- [WORK REQUIRED] Exactly reproduce the lines from the top of the entries below through the line containing "(l11) at (265,307)", with both ends included.

- [Records from a collection]

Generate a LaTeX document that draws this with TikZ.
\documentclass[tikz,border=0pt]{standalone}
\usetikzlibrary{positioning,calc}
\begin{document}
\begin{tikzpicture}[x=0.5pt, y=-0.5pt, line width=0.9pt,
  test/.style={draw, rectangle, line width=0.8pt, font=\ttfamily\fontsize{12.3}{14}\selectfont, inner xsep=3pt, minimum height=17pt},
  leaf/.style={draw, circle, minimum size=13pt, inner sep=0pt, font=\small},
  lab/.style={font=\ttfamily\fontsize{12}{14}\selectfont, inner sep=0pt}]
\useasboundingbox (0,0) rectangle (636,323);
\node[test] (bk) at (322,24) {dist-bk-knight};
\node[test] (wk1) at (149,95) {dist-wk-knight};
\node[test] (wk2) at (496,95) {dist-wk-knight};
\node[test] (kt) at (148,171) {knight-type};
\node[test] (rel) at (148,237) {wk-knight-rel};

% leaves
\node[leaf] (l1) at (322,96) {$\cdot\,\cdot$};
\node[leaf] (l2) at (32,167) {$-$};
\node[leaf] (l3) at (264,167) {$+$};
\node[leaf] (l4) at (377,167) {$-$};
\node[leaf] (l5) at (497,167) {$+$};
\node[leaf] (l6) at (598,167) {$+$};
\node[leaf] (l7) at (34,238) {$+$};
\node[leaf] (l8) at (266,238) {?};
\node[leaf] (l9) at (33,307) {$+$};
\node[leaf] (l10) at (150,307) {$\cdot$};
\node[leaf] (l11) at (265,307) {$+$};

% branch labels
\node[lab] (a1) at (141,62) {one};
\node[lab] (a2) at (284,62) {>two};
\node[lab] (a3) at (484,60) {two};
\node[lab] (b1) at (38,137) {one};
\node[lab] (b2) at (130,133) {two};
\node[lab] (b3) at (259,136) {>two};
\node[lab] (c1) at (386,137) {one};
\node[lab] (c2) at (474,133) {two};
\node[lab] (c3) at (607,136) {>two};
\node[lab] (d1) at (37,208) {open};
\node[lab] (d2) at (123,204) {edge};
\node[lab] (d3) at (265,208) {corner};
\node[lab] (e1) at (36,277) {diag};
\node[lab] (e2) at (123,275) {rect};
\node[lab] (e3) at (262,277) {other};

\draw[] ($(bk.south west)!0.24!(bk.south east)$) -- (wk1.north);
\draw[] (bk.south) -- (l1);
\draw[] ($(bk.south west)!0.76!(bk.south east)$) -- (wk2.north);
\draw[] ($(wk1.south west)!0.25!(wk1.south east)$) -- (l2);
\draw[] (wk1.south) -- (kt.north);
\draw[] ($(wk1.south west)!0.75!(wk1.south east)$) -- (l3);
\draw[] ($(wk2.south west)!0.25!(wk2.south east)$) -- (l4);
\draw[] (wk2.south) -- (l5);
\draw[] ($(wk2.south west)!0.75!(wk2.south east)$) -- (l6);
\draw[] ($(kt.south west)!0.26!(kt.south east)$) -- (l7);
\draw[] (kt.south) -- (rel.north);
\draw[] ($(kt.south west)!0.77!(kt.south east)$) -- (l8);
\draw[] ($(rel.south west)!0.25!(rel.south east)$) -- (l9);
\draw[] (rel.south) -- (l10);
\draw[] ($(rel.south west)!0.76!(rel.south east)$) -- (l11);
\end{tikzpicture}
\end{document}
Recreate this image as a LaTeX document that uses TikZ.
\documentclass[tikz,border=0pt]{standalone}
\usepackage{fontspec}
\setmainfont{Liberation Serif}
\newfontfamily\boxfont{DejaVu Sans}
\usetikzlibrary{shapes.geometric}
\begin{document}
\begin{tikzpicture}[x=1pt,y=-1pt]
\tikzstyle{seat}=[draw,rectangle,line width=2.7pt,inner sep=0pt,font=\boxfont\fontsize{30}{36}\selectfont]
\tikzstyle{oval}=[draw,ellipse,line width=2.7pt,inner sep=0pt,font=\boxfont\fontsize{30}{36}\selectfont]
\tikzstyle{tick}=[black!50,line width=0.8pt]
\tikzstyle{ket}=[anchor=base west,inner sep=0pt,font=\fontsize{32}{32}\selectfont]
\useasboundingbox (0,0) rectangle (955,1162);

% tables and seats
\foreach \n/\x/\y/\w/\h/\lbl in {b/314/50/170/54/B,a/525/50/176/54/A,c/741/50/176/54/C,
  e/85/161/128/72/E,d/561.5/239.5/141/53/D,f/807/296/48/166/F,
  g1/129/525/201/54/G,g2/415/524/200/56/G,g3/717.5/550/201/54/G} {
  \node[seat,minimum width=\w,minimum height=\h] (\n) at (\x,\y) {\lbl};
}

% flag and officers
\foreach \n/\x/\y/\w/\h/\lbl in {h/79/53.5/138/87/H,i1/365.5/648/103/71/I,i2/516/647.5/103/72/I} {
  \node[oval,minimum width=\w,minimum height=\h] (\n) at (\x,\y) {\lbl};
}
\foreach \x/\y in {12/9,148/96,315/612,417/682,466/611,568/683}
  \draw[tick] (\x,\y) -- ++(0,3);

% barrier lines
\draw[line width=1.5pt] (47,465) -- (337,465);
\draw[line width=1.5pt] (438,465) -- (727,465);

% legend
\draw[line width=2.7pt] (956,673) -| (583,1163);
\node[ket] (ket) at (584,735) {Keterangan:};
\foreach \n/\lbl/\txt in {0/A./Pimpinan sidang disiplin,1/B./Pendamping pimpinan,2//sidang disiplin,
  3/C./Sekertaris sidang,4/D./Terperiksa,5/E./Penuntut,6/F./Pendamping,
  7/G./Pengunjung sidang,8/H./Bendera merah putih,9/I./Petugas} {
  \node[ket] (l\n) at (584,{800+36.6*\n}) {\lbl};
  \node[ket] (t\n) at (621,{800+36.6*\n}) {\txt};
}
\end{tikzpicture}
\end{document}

- [FULL ANSWER]
Generate a LaTeX document that draws this with TikZ.
\documentclass[tikz,border=0pt]{standalone}
\usetikzlibrary{positioning,calc}
\begin{document}
\begin{tikzpicture}[x=0.5pt, y=-0.5pt, line width=0.9pt,
  test/.style={draw, rectangle, line width=0.8pt, font=\ttfamily\fontsize{12.3}{14}\selectfont, inner xsep=3pt, minimum height=17pt},
  leaf/.style={draw, circle, minimum size=13pt, inner sep=0pt, font=\small},
  lab/.style={font=\ttfamily\fontsize{12}{14}\selectfont, inner sep=0pt}]
\useasboundingbox (0,0) rectangle (636,323);
\node[test] (bk) at (322,24) {dist-bk-knight};
\node[test] (wk1) at (149,95) {dist-wk-knight};
\node[test] (wk2) at (496,95) {dist-wk-knight};
\node[test] (kt) at (148,171) {knight-type};
\node[test] (rel) at (148,237) {wk-knight-rel};

% leaves
\node[leaf] (l1) at (322,96) {$\cdot\,\cdot$};
\node[leaf] (l2) at (32,167) {$-$};
\node[leaf] (l3) at (264,167) {$+$};
\node[leaf] (l4) at (377,167) {$-$};
\node[leaf] (l5) at (497,167) {$+$};
\node[leaf] (l6) at (598,167) {$+$};
\node[leaf] (l7) at (34,238) {$+$};
\node[leaf] (l8) at (266,238) {?};
\node[leaf] (l9) at (33,307) {$+$};
\node[leaf] (l10) at (150,307) {$\cdot$};
\node[leaf] (l11) at (265,307) {$+$};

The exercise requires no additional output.